==== Source material

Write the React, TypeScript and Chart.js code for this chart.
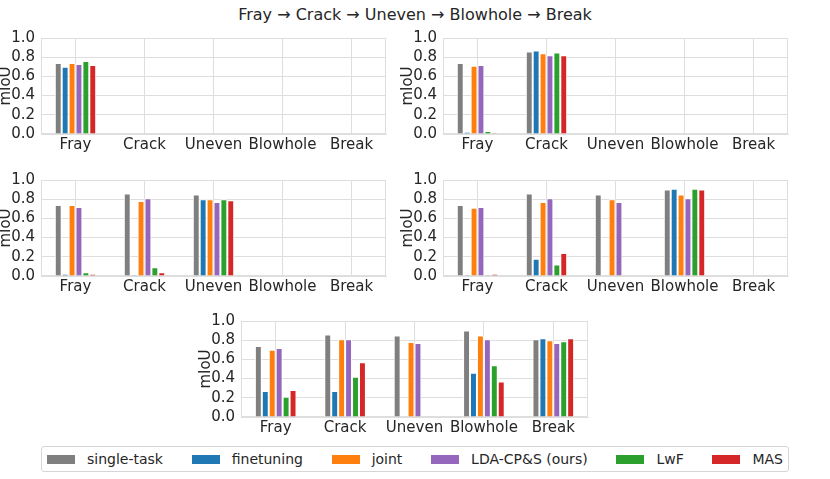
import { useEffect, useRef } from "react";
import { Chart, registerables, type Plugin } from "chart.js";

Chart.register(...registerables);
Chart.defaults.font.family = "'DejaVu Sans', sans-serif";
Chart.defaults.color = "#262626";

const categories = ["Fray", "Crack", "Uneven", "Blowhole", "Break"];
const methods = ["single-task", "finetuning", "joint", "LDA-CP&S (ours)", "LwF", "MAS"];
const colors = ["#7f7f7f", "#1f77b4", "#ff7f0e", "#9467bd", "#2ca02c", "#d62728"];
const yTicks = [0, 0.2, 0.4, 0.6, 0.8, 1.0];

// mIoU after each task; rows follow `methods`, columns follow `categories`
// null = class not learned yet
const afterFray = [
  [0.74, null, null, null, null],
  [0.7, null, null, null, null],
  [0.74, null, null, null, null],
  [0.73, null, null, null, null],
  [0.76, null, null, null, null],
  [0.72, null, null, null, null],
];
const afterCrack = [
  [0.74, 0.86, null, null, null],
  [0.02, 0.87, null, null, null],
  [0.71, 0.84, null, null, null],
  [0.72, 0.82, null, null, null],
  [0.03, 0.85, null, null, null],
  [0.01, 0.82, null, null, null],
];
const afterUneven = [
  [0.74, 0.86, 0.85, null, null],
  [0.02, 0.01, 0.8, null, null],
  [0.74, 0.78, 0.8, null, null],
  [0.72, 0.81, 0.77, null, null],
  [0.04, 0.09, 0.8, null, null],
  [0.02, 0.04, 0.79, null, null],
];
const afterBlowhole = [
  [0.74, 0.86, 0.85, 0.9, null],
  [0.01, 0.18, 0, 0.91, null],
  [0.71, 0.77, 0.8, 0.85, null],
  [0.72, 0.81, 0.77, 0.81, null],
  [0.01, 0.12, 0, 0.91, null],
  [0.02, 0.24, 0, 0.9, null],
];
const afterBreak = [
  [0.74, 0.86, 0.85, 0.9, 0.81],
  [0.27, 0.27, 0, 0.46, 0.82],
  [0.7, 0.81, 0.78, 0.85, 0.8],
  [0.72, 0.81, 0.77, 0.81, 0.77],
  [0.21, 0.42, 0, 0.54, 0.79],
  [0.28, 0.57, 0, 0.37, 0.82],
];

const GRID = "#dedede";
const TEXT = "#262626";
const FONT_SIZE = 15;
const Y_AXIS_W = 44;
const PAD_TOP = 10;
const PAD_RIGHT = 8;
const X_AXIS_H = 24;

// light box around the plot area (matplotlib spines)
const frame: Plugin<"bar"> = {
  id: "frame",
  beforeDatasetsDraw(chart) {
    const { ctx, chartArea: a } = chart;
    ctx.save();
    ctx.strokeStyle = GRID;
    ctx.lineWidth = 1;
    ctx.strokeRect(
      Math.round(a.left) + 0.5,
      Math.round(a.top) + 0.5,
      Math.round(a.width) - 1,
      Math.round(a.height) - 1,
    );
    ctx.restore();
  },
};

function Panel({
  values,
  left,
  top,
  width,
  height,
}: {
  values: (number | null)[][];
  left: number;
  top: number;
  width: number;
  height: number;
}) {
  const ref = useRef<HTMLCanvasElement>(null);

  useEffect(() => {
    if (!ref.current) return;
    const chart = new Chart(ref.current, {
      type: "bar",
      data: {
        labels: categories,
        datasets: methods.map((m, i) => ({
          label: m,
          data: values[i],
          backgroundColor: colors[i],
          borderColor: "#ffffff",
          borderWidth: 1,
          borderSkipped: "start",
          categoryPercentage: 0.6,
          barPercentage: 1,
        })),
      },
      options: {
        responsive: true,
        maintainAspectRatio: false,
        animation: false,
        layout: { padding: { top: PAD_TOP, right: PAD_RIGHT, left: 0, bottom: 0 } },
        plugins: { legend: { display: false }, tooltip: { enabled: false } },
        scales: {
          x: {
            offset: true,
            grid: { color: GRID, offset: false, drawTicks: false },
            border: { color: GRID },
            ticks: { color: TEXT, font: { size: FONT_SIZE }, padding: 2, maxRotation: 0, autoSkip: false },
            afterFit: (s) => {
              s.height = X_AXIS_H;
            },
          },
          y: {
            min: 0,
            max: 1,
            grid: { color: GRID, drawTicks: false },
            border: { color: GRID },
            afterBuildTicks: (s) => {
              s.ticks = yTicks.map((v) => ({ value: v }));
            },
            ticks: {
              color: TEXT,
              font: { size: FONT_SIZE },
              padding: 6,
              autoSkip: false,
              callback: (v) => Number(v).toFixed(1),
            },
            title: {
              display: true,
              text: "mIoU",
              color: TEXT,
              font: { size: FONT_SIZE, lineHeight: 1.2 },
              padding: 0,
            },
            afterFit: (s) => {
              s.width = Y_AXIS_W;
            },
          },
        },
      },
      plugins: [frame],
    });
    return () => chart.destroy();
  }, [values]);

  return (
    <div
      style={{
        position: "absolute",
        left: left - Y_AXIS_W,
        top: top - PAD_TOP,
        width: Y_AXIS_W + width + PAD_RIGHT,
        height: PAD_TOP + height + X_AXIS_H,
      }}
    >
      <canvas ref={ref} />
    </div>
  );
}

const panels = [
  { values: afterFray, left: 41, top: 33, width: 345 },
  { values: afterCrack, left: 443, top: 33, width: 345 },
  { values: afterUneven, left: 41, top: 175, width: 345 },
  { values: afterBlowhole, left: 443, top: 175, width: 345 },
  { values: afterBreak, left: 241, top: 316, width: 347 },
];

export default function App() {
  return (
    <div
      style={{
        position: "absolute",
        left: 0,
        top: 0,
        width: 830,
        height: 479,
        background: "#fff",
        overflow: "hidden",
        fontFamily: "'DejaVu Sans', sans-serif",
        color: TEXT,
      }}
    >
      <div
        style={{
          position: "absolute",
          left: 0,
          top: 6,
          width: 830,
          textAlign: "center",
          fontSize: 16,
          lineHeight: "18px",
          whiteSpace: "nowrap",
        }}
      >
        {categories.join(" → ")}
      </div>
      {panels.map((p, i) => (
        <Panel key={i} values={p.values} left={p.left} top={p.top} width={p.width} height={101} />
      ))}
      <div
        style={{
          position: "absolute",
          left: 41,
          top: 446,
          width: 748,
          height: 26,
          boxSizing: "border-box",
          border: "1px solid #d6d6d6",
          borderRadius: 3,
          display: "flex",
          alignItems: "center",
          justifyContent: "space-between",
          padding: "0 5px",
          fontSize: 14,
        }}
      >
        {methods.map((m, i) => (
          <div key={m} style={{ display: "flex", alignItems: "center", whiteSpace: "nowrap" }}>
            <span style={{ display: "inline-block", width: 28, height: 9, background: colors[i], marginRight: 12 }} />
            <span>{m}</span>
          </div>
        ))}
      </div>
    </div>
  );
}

========
==== Source material

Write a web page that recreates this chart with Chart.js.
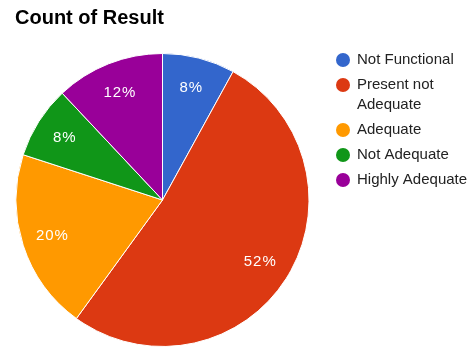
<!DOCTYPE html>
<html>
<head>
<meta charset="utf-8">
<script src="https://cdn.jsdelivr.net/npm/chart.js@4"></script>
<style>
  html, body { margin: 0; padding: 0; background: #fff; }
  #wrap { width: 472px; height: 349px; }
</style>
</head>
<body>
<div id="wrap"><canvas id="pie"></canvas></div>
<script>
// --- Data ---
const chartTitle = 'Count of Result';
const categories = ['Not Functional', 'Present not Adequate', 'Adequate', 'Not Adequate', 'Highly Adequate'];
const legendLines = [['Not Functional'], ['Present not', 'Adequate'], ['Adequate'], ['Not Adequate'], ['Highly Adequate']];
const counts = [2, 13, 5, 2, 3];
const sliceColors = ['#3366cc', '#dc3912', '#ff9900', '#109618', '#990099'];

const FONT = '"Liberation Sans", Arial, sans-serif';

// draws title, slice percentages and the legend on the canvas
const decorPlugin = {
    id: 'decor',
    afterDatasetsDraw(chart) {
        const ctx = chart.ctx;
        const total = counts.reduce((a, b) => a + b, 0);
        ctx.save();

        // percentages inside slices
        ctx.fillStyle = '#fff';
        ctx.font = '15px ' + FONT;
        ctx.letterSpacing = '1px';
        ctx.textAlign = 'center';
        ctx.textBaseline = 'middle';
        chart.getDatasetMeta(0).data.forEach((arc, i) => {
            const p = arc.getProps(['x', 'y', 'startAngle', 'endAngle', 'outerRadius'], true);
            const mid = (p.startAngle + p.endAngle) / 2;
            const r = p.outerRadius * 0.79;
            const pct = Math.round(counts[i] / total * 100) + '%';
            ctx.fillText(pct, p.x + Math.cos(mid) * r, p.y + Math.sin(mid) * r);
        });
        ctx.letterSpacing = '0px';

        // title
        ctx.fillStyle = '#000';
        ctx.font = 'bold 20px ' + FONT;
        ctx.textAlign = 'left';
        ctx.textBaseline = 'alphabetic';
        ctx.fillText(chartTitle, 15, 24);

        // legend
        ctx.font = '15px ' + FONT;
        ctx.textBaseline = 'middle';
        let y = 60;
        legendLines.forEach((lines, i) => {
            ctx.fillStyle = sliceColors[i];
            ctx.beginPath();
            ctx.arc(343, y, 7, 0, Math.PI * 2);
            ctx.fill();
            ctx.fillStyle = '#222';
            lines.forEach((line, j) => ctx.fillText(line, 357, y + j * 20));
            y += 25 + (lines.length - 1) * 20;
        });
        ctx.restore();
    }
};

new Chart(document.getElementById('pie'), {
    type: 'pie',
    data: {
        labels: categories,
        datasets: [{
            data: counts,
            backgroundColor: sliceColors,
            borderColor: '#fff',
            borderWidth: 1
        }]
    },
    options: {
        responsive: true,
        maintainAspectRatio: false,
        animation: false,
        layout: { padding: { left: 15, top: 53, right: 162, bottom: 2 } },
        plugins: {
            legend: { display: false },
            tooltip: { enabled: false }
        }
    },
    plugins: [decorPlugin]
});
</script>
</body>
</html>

========

*Set problem*. Give again, word for word, the part that opens with the line containing "Write the React, TypeScript" and closes with the one containing "const yTicks = [0, 0.2, 0.4, 0.6, 0.8, 1.0];". Include both of those lines and skip all pictures.

*Exercise output*.
Write the React, TypeScript and Chart.js code for this chart.
import { useEffect, useRef } from "react";
import { Chart, registerables, type Plugin } from "chart.js";

Chart.register(...registerables);
Chart.defaults.font.family = "'DejaVu Sans', sans-serif";
Chart.defaults.color = "#262626";

const categories = ["Fray", "Crack", "Uneven", "Blowhole", "Break"];
const methods = ["single-task", "finetuning", "joint", "LDA-CP&S (ours)", "LwF", "MAS"];
const colors = ["#7f7f7f", "#1f77b4", "#ff7f0e", "#9467bd", "#2ca02c", "#d62728"];
const yTicks = [0, 0.2, 0.4, 0.6, 0.8, 1.0];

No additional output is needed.